Eens ging de zee hier tekeer | Aflevering 2

Het Zuiderzeeproject is het meest indrukwekkende planologische project dat Nederland tot nog toe heeft gerealiseerd. Maar wat betekende de inpoldering voor de kustbewoners die van de Zuiderzee leefden? En wat waren de gevolgen op de lange termijn? In haar mooie nieuwe boek Eens ging de zee hier tekeer diept historica Eva Vriend de woelige geschiedenis van vier Zuiderzeefamilies uit. Geschiedenis Magazine mag vast drie fragmenten publiceren. Fragment 2: de familie Van Eekelen uit Wieringen

'Een oom van Cees van Eekelen bewaart de enige foto van zijn overgrootouders. Ze poseerden ietwat onzeker, zo lijkt het, naast een grote, zwarte kachel. Het is een onscherp zwart-witkiekje. Het zouden ieders voorouders kunnen zijn. Eén overeenkomst valt wel op. De man oogt gedrongen, klein en breed. Cees herkent zijn eigen bouw: ‘Kijk, die schouders.’

De overgrootouders van Cees van Eekelen bij de plattebuiskachel in Brabant. Familiearchief Van Eekelen.

 

Die kachel is een plattebuiskachel. Het bovenste deel was vergroot zodat je er makkelijker op kon koken. Ze waren populair in de tweede helft van de negentiende eeuw, vooral in Brabant, vandaar dat ze ook wel Brabantse kachels werden genoemd. De familie Van Eekelen komt oorspronkelijk uit de Wouwse Plantage, een streek tussen Bergen op Zoom en Roosendaal. Het was begin vorige eeuw een armoedige regio. Op de schrale zandgrond viel weinig te verdienen. Cees’ grootouders, Adriaan van Eekelen en Marie Mens, werden er beiden in 1899 geboren, op de valreep van de negentiende eeuw. Ze trouwden jong en leefden een sober, onzeker bestaan. Als jonge boerenknecht kreeg Adriaan aan het eind van de week wat melk en eieren mee naar huis, als het zo uitkwam, naast een schamel loontje. Had zijn baas geen werk, dan kwam er niets binnen.

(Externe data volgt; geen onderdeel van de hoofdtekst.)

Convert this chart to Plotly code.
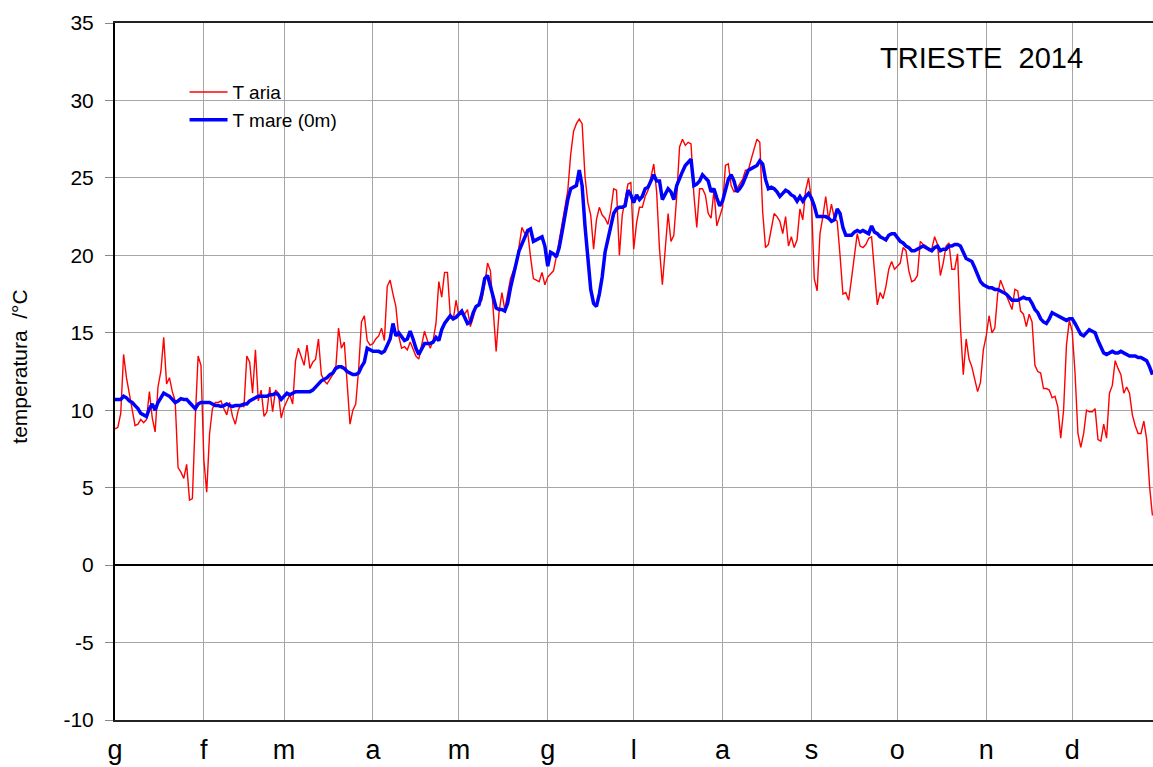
import plotly.graph_objects as go

# Day of year (0 = 1 January 2014)
month_start_days = [0, 31, 59, 90, 120, 151, 181, 212, 243, 273, 304, 334]
month_labels = ["g", "f", "m", "a", "m", "g", "l", "a", "s", "o", "n", "d"]

t_aria = [
    8.8, 8.9, 9.8, 13.6, 12.1, 11.0, 10.0, 9.0, 9.1, 9.4,      # 0-9
    9.2, 9.4, 11.2, 9.5, 8.6, 11.5, 12.5, 14.7, 11.7, 12.1,     # 10-19
    11.2, 10.6, 6.3, 6.0, 5.6, 6.5, 4.2, 4.3, 9.4, 13.5,        # 20-29
    12.9, 6.8, 4.7, 8.5, 10.1, 10.5, 10.5, 10.6, 10.1, 9.7,     # 30-39
    10.5, 9.6, 9.1, 10.0, 10.4, 10.2, 13.5, 13.1, 11.1, 13.9,   # 40-49
    10.6, 11.3, 9.6, 9.9, 11.5, 9.9, 11.3, 11.1, 9.5, 10.2,     # 50-59
    10.6, 11.0, 10.4, 13.2, 14.0, 13.4, 12.9, 14.2, 12.7, 13.1, # 60-69
    13.3, 14.6, 12.3, 11.9, 11.7, 12.0, 12.3, 12.6, 15.3, 14.0, # 70-79
    14.4, 11.8, 9.1, 10.0, 10.4, 12.6, 15.7, 16.1, 14.5, 14.2,  # 80-89
    14.3, 14.6, 14.8, 15.3, 14.5, 18.0, 18.4, 17.5, 16.7, 14.8, # 90-99
    14.0, 14.1, 13.9, 14.4, 14.0, 13.5, 13.3, 14.2, 15.1, 14.5, # 100-109
    14.0, 14.5, 15.6, 18.3, 17.3, 18.9, 18.9, 16.1, 15.8, 17.1, # 110-119
    16.1, 16.4, 16.2, 16.5, 15.4, 16.0, 16.7, 16.9, 17.1, 18.1, # 120-129
    19.5, 19.0, 16.5, 13.8, 16.3, 17.6, 16.5, 17.4, 18.5, 19.0, # 130-139
    19.5, 20.6, 21.8, 21.4, 21.5, 19.9, 18.5, 18.4, 18.3, 18.9, # 140-149
    18.1, 18.6, 18.8, 19.0, 19.9, 20.9, 21.9, 23.1, 24.2, 26.5, # 150-159
    28.0, 28.5, 28.8, 28.5, 25.1, 23.4, 22.6, 20.4, 22.3, 23.1, # 160-169
    22.6, 22.4, 22.0, 22.9, 24.3, 24.2, 20.0, 22.6, 23.6, 24.6, # 170-179
    24.7, 20.4, 22.1, 23.1, 23.1, 23.8, 24.2, 25.0, 25.9, 24.1, # 180-189
    20.4, 18.1, 20.6, 22.7, 20.9, 21.3, 23.8, 27.0, 27.5, 27.1, # 190-199
    27.3, 27.2, 23.9, 21.8, 24.3, 24.3, 23.9, 22.7, 22.4, 24.2, # 200-209
    21.9, 22.5, 23.1, 25.8, 25.9, 24.5, 24.1, 24.3, 24.6, 24.9, # 210-219
    25.5, 25.5, 26.2, 26.9, 27.5, 27.3, 22.8, 20.5, 20.7, 21.7, # 220-229
    22.7, 22.5, 22.2, 21.4, 22.5, 20.6, 21.2, 20.5, 21.0, 23.0, # 230-239
    22.3, 24.2, 25.0, 23.6, 18.5, 17.7, 21.4, 22.5, 23.8, 22.3, # 240-249
    23.3, 22.4, 22.2, 20.0, 17.5, 17.6, 17.1, 18.5, 19.8, 21.4, # 250-259
    20.6, 20.5, 20.7, 21.1, 21.2, 19.0, 16.8, 17.6, 17.2, 18.0, # 260-269
    19.1, 19.6, 19.1, 19.3, 19.5, 20.5, 20.3, 19.0, 18.3, 18.4, # 270-279
    18.7, 20.9, 20.7, 20.6, 20.3, 20.4, 21.2, 20.7, 18.7, 19.5, # 280-289
    20.6, 20.8, 19.1, 19.1, 20.1, 15.4, 12.3, 14.6, 13.3, 12.8, # 290-299
    12.0, 11.2, 11.8, 13.9, 14.8, 16.1, 15.0, 15.3, 17.5, 18.4, # 300-309
    17.9, 17.4, 16.9, 16.5, 17.8, 17.7, 16.4, 16.2, 15.4, 16.2, # 310-319
    15.7, 12.9, 12.5, 12.4, 11.4, 11.4, 11.3, 10.8, 10.9, 10.2, # 320-329
    8.2, 10.0, 14.2, 15.8, 15.1, 12.4, 8.5, 7.6, 8.5, 10.0,     # 330-339
    9.9, 9.9, 10.1, 8.1, 8.0, 9.1, 8.2, 11.1, 11.6, 13.2,       # 340-349
    12.7, 12.3, 11.1, 11.5, 11.1, 9.7, 9.0, 8.5, 8.5, 9.3,      # 350-359
    8.1, 5.1, 3.2,                                              # 360-362
]

t_mare = [
    10.7, 10.7, 10.7, 10.9, 10.8, 10.6, 10.5, 10.3, 10.1, 9.8,  # 0-9
    9.7, 9.6, 10.1, 10.4, 10.0, 10.5, 10.8, 11.1, 11.0, 10.9,   # 10-19
    10.7, 10.5, 10.6, 10.75, 10.7, 10.7, 10.5, 10.3, 10.1, 10.4, # 20-29
    10.5, 10.5, 10.5, 10.5, 10.4, 10.3, 10.3, 10.25, 10.3, 10.4, # 30-39
    10.3, 10.25, 10.3, 10.3, 10.3, 10.4, 10.4, 10.6, 10.7, 10.8, # 40-49
    10.9, 10.9, 10.9, 10.9, 11.0, 11.0, 11.1, 11.0, 10.7, 10.9, # 50-59
    11.1, 11.0, 11.1, 11.2, 11.2, 11.2, 11.2, 11.2, 11.2, 11.3, # 60-69
    11.5, 11.7, 11.9, 12.0, 12.1, 12.3, 12.4, 12.7, 12.8, 12.8, # 70-79
    12.7, 12.5, 12.4, 12.3, 12.3, 12.4, 12.8, 13.1, 14.0, 13.9, # 80-89
    13.8, 13.8, 13.8, 13.7, 13.8, 14.2, 14.6, 15.6, 14.8, 15.0, # 90-99
    14.7, 14.5, 14.6, 15.1, 14.6, 14.0, 13.6, 13.9, 14.3, 14.3, # 100-109
    14.3, 14.4, 14.7, 14.5, 15.2, 15.6, 15.9, 16.1, 15.9, 16.0, # 110-119
    16.2, 16.4, 16.0, 15.6, 15.7, 16.3, 16.7, 16.8, 17.5, 18.5, # 120-129
    18.7, 18.0, 17.1, 16.6, 16.5, 16.5, 16.4, 16.9, 17.9, 18.8, # 130-139
    19.5, 20.3, 20.7, 21.1, 21.6, 21.7, 20.9, 21.0, 21.1, 21.2, # 140-149
    20.6, 19.3, 20.2, 20.1, 19.9, 20.5, 21.5, 22.6, 23.6, 24.3, # 150-159
    24.4, 24.5, 25.5, 24.5, 21.9, 19.8, 17.8, 16.9, 16.7, 17.5, # 160-169
    18.6, 20.2, 21.0, 22.0, 22.7, 23.0, 23.1, 23.1, 23.2, 24.2, # 170-179
    23.9, 23.4, 23.9, 23.6, 23.8, 24.3, 24.4, 24.8, 25.2, 24.8, # 180-189
    24.8, 23.6, 24.0, 24.3, 24.1, 23.6, 24.5, 25.0, 25.4, 25.8, # 190-199
    26.0, 26.2, 24.5, 24.6, 24.8, 25.2, 25.0, 24.8, 24.1, 24.3, # 200-209
    23.7, 23.2, 23.5, 24.3, 24.9, 25.2, 24.8, 24.1, 24.3, 24.6, # 210-219
    25.1, 25.5, 25.6, 25.7, 25.8, 26.1, 25.9, 24.9, 24.3, 24.4, # 220-229
    24.3, 24.1, 23.8, 24.0, 24.2, 24.1, 23.9, 23.8, 23.5, 23.8, # 230-239
    23.5, 23.8, 24.0, 23.7, 23.2, 22.5, 22.5, 22.5, 22.5, 22.4, # 240-249
    22.2, 22.3, 23.0, 22.7, 21.8, 21.3, 21.3, 21.3, 21.5, 21.6, # 250-259
    21.5, 21.6, 21.5, 21.4, 21.9, 21.5, 21.4, 21.2, 21.1, 21.0, # 260-269
    21.3, 21.4, 21.4, 21.1, 20.9, 20.8, 20.6, 20.5, 20.3, 20.3, # 270-279
    20.4, 20.5, 20.6, 20.5, 20.4, 20.3, 20.5, 20.6, 20.3, 20.4, # 280-289
    20.4, 20.6, 20.6, 20.7, 20.7, 20.6, 20.2, 19.8, 19.7, 19.6, # 290-299
    19.2, 18.7, 18.3, 18.1, 18.0, 17.9, 17.9, 17.8, 17.8, 17.7, # 300-309
    17.6, 17.5, 17.3, 17.1, 17.1, 17.1, 17.2, 17.3, 17.2, 17.2, # 310-319
    16.9, 16.5, 16.3, 15.9, 15.7, 15.6, 15.9, 16.3, 16.2, 16.1, # 320-329
    16.0, 15.9, 15.8, 15.9, 15.9, 15.6, 15.2, 14.9, 14.8, 15.0, # 330-339
    15.2, 15.1, 15.0, 14.5, 14.1, 13.7, 13.6, 13.7, 13.8, 13.7, # 340-349
    13.7, 13.8, 13.7, 13.6, 13.5, 13.5, 13.5, 13.4, 13.4, 13.3, # 350-359
    13.2, 12.8, 12.3,                                           # 360-362
]

y_ticks = [-10, -5, 0, 5, 10, 15, 20, 25, 30, 35]
y_tick_labels = ["-10", "-5", "0", "5", "10", "15", "20", "25", "30", "35"]

days_aria = list(range(len(t_aria)))
days_mare = list(range(len(t_mare)))

FONT = "Arial, 'Liberation Sans', sans-serif"
GRID = "#a6a6a6"

fig = go.Figure()
fig.add_trace(go.Scatter(x=days_aria, y=t_aria, mode="lines", name="T aria",
                         line=dict(color="#ff0000", width=1.4)))
fig.add_trace(go.Scatter(x=days_mare, y=t_mare, mode="lines", name="T mare (0m)",
                         line=dict(color="#0000ff", width=3.5)))

fig.update_layout(
    width=1153, height=767,
    margin=dict(l=115, r=0, t=23, b=47),
    paper_bgcolor="white", plot_bgcolor="white",
    font=dict(family=FONT, color="black"),
    showlegend=True,
    legend=dict(x=0.067, y=0.928, xanchor="left", yanchor="top",
                bgcolor="rgba(0,0,0,0)", borderwidth=0,
                font=dict(size=19, family=FONT),
                itemwidth=38, tracegroupgap=2),
    xaxis=dict(range=[0, 362.2], tickmode="array", tickvals=month_start_days,
               ticktext=month_labels, showgrid=True, gridcolor=GRID, gridwidth=1.3,
               zeroline=False, showline=True, mirror=True, linecolor="#222222", linewidth=1.5,
               ticks="", tickfont=dict(size=27), ticklabelstandoff=5),
    yaxis=dict(range=[-10, 35], tickmode="array", tickvals=y_ticks, ticktext=y_tick_labels,
               showgrid=True, gridcolor=GRID, gridwidth=1.3,
               zeroline=True, zerolinecolor="black", zerolinewidth=1.8,
               showline=True, linecolor="black", linewidth=2,
               ticks="outside", ticklen=8, tickcolor="#888888", tickwidth=1.3,
               tickfont=dict(size=21), ticklabelstandoff=7),
    shapes=[dict(type="rect", xref="paper", yref="paper",
                 x0=0.0511, x1=0.2322, y0=0.8422, y1=0.9225,
                 fillcolor="white", line=dict(width=0), layer="below")],
    annotations=[
        dict(text="TRIESTE  2014", xref="paper", yref="paper",
             x=0.9345, y=0.95, xanchor="right", yanchor="middle",
             showarrow=False, font=dict(size=29, family=FONT)),
        dict(text="temperatura  /°C", xref="paper", yref="paper",
             x=-0.0915, y=0.507, xanchor="center", yanchor="middle", textangle=-90,
             showarrow=False, font=dict(size=21, family=FONT)),
    ],
)

fig.write_html("out.html", config={"displayModeBar": False},
               post_script="document.body.style.margin='0px';")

Adriaan en Marie lazen in de krant over de muz, de Maatschappij tot Uitvoering van de Zuiderzeewerken. Of iemand vertelde hun erover, dat valt niet meer te achterhalen.

De muz was het samenwerkingsverband van zeven aannemers dat de eerste dijken voor de inpoldering van de Zuiderzee aanlegde in het uiterste noorden van Noord-Holland. Noord-Holland voelde als het andere eind van de wereld, de reis ernaartoe als een migratie. De tocht begon op het station in Roosendaal. Na een paar uur op harde houten bankjes kwam de stoomlocomotief aan in Haarlem. Daar moest Adriaan de trein naar Alkmaar pakken, waar nog een overstap volgde naar Anna Paulowna. Vandaar moest hij verder met de bus. Al met al was hij bijna een dag onderweg. Het treinkaartje was ook nog eens duur.

Zuiderzeewerken: Dijk om het boezemmeer ten zuiden van Wieringen. Foto door Fototechnische Dienst KLM, 10 sept. 1928, Rijksmuseum Amsterdam.

 

Maar bij de Zuiderzeewerken kon Adriaan het veelvoud verdienen van zijn karige boerenloontje. En ‘de mus’, zoals de werkers de uitvoeringsmaatschappij noemden, bood zekerheid. Die veelbelovende polders waren nog lang niet klaar.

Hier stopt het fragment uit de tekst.